Marked economic and social inequity is evident in Sub-Saharan Africa, in some cases similar to the more extreme Latin American examples. Many resource use and environmental management problems are derived from inequitable management practices, which often claim superior scientific and technical knowledge, associated with alien systems of production and ideologies, and often support certain dominant economic, social, and bureaucratic vested interests. Formal orthodox environmental management offers technical efficiency, but is structured in a way that makes it the prerogative of a privileged group or class of nations or persons. It lacks the regard for social equity often built into indigenous popular environmental management. The answers to environmental questions and questions of sustainability are not necessarily scientifically determined, but may depend rather on the values, political positions, and vested interests of those called upon to provide them. The environmental end-users are the African people and it is with them that environmental management policy should begin, preferably in a much more participatory form than hitherto.
There is in Sub-Saharan Africa a vicious circle of population problems, producing mounting resource pressures and complicated by considerable migration, including strong rural-urban flows, urbanrural movement, migrant farmers and labourers, agricultural resettlement, pastoral nomads, and refugees from famine, warfare, and persecution. Despite high infant mortality rates, annual population growth rates of 3 per cent or more in most Sub-Saharan countries pose one of the greatest challenges to economic development and resource management, although the human resources are capable of improvement through better education and health facilities. Unfortunately these will become ever more difficult to provide with rapid population growth and the increasing social and economic liabilities of an urbanization that has failed to trigger industrialization or to produce higher levels of economic development. The future looks bleak for Sub-Saharan Africa because many countries have failed to improve standards of living or to provide for basic needs. The future demographic scenario both threatens natural resources and limits the effective development of human resources. The 1992 United Nations
Conference on Environment and Development at Rio de Janeiro indicated that the Sub-Saharan countries may have to shoulder a larger share of the burden of environmental problems than earlier envisaged, and in future will probably have to depend more on selfreliance and on their own funding for the required systematic multidisciplinary policy research.

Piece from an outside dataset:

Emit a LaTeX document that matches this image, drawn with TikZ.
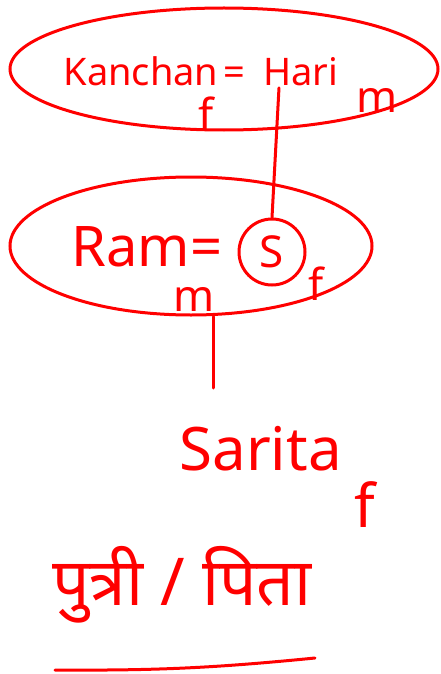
\documentclass[tikz,border=0pt]{standalone}
\usepackage{fontspec}
\setmainfont{Noto Sans}
\newfontfamily\devfont[Script=Devanagari]{Noto Sans}
\usetikzlibrary{shapes.geometric, positioning}

\begin{document}
\begin{tikzpicture}[
    x=0.5pt, y=-0.5pt,
    red, line width=1.5pt, line cap=round,
    fam/.style={draw, ellipse, inner sep=0pt},
    person/.style={inner sep=0pt, anchor=base west, font=\fontsize{19}{23}\selectfont},
    sex/.style={inner sep=0pt, font=\fontsize{22}{26}\selectfont},
    spouse/.style={draw, circle, minimum size=33pt, inner sep=0pt, font=\fontsize{22}{26}\selectfont}
]
\useasboundingbox (0,0) rectangle (440,674);

% parents
\node[fam, minimum width=214pt, minimum height=61pt] (topfam) at (224,69) {};
\node[person] (kanchan) at (62,86) {Kanchan};
\node[person] (eqtop) at (222,86) {=};
\node[person] (hari) at (262,86) {Hari};
\node[sex] (fkanchan) at (206,114) {f};
\node[sex] (mhari) at (377,100) {m};

% son and his wife
\node[fam, minimum width=181pt, minimum height=69pt] (ramfam) at (191,246) {};
\node[person, font=\fontsize{28}{32}\selectfont] (ram) at (70,266) {Ram=};
\node[spouse] (s) at (272,252) {S};
\node[sex] (mram) at (194,299) {m};
\node[sex] (fs) at (316,284) {f};

\draw ([xshift=-11pt]hari.south) -- (s.north);

% daughter
\coordinate (drop) at (213,388);
\draw (drop |- ramfam.south) -- (drop);
\node[person, font=\fontsize{30}{34}\selectfont] (sarita) at (178,470) {Sarita};
\node[sex, font=\fontsize{30}{34}\selectfont] (fsarita) at (365,505) {f};

\node[inner sep=0pt, font=\devfont\fontsize{33}{38}\selectfont] (relation) at (182,585) {पुत्री / पिता};
\draw (55,670) to[bend right=3] (315,658);

\end{tikzpicture}
\end{document}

Africa has a long history of urbanization and, apart from East Asia and the Pacific, has currently the fastest rate of urban growth of the major global regions. However, it still has the lowest proportion of urban population and its urbanization has become increasingly a spatial concentration of poor people, who in many cases are forced to put today's needs ahead of tomorrow's environment. In large part the associated urban problems are the result of a failure to raise income levels by increasing industrial productivity.
Sub-Saharan Africa is the least industrialized major region of the globe, yet industrialization is unlikely to expand and diversify significantly in the near future with poor prospects for foreign direct investment, which is mostly attracted elsewhere. Recession and state sector cutbacks under structural adjustment, whose severity was predicated partly on the assumption that foreign investment flows would increase, are exacerbating both unemployment and industrial pressures on the environment. Many people have been forced into dependence on informal economic activity, and the enforcement of conservation or pollution abatement legislation has become more and more difficult. The building material industry in particular is a prime case for improvement, while the informal and wider small business sectors need to play a more important role within integrated strategies.
Poor management practice, particularly in urban development, has tended to encourage the exploitation of both people and environment and in consequence to create unstable situations. Extremely rapid urban growth accompanied by huge migratory inflows, pressure on peripheral land resources, poor or inadequate systems of supply, insecurity, and low-quality services are all factors encouraging social and political instability. They have resulted in a legacy of poor housing, depletion of vegetation for fuel, polluted drinking water, poor sanitation, and uncollected waste. Most municipalities lack sufficient resources to cope with their worsening social and environmental problems as the areas under squatter settlements and legalized areas of self-help housing expand. At root the basic problem is poverty, so it can be argued that employment and income-generating strategies should be given priority in urban planning.